D'après le plan de cohésion sociale, « la «flex-sécurité» danoise constitue une source d'inspiration privilégiée pour mettre en place des solutions novatrices, reposant sur un compromis entre une politique du marché du travail fluide et la sécurité économique des individus. Les chiffres témoignent de la réussite de ce modèle .
« Ces exemples montrent qu'il y a d'autres moyens de faire face aux mutations de l'emploi qu'un désarmement généralisé en matière de protection sociale.
« Le plan de cohésion sociale renouvelle notre conception de la politique de l'emploi. Il fonde un équilibre plus propice à la baisse du chômage de longue durée et à la création d'emploi : une prise en charge collective plus efficace des chômeurs, un marché du travail plus fluide .
« Le plan propose d'investir en faveur de la sécurisation des parcours, afin de faire du chômage une période active de préparation d'un nouvel avenir et non un temps indéterminé conduisant trop souvent à l'assistance. Par l'institution des maisons de l'emploi 12 ( * ) , fédérant tous les acteurs d'un bassin d'emploi, il remédie aux carences et pourvoit aux besoins de notre service public de l'emploi :
«
• trop grande déconnexion
entre l'analyse de l'évolution des métiers et des besoins en
ressources humaines, d'une part, l'offre de formation et l'orientation des
jeunes et des chômeurs, d'autre part ;
«
• accompagnement insuffisamment
personnalisé des demandeurs d'emploi, dialogue trop limité avec
les entreprises.
« Dans le même temps, un agenda est proposé aux partenaires du dialogue social, engagés à rechercher les moyens de renforcer la stabilité et l'accessibilité du droit du travail, de rénover nos mécanismes de protection de l'emploi, de moderniser le contrat de travail, de rendre plus payant le travail à temps partiel, d'améliorer le taux d'activité des jeunes et celui des travailleurs les plus âgés ».

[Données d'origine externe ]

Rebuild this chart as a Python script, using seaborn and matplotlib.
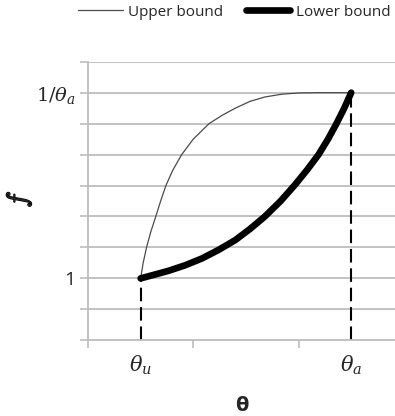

Ce deuxième volet de l'action du gouvernement, plus engagé vers la fluidification du marché du travail, sera donc étroitement complémentaire du plan de cohésion sociale, et devrait permettre une pleine acclimatation de la « flex-sécurité ». A cet égard, M. Gérard Larcher, ministre délégué aux relations du travail, a annoncé un « rendez-vous législatif » au printemps 2005.
Les deux piliers de la
« flex-sécurité » danoise
• un
marché de l'emploi
déréglementé
conjugue liberté des
embauches et des licenciements, absence de salaire minimum et de durée
légale du travail ; un fort taux de syndicalisation joint à une
tradition de concertation entre partenaires sociaux laisse la part belle aux
conventions collectives, cantonnant les interventions
législatives ;
• une
assurance chômage
généreuse
en contrepartie d'un renforcement des
obligations des chômeurs en termes de recherche et de reprise
d'emploi.
Ce cumul d'une déréglementation du marché de l'emploi et d'un principe d'assurance chômage généreuse constitue une orientation politique qui devrait être suivie en France.
* 9 Ce projet constitue la traduction législative des principales mesures du plan de cohésion sociale présenté le 30 juin dernier par M. Jean-Louis Borloo, ministre de l'emploi, du travail et de la cohésion sociale.
* 10 Loi n° 2003-47 du 17 janvier 2003 relative aux salaires, au temps de travail et au développement de l'emploi.
* 11 Cf. le rapport pour avis n° 37 (2004-2005) de notre collègue Paul Girod, au nom de la commission des finances.
* 12 Cette mesure constitue pour votre rapporteur spécial une excellente initiative.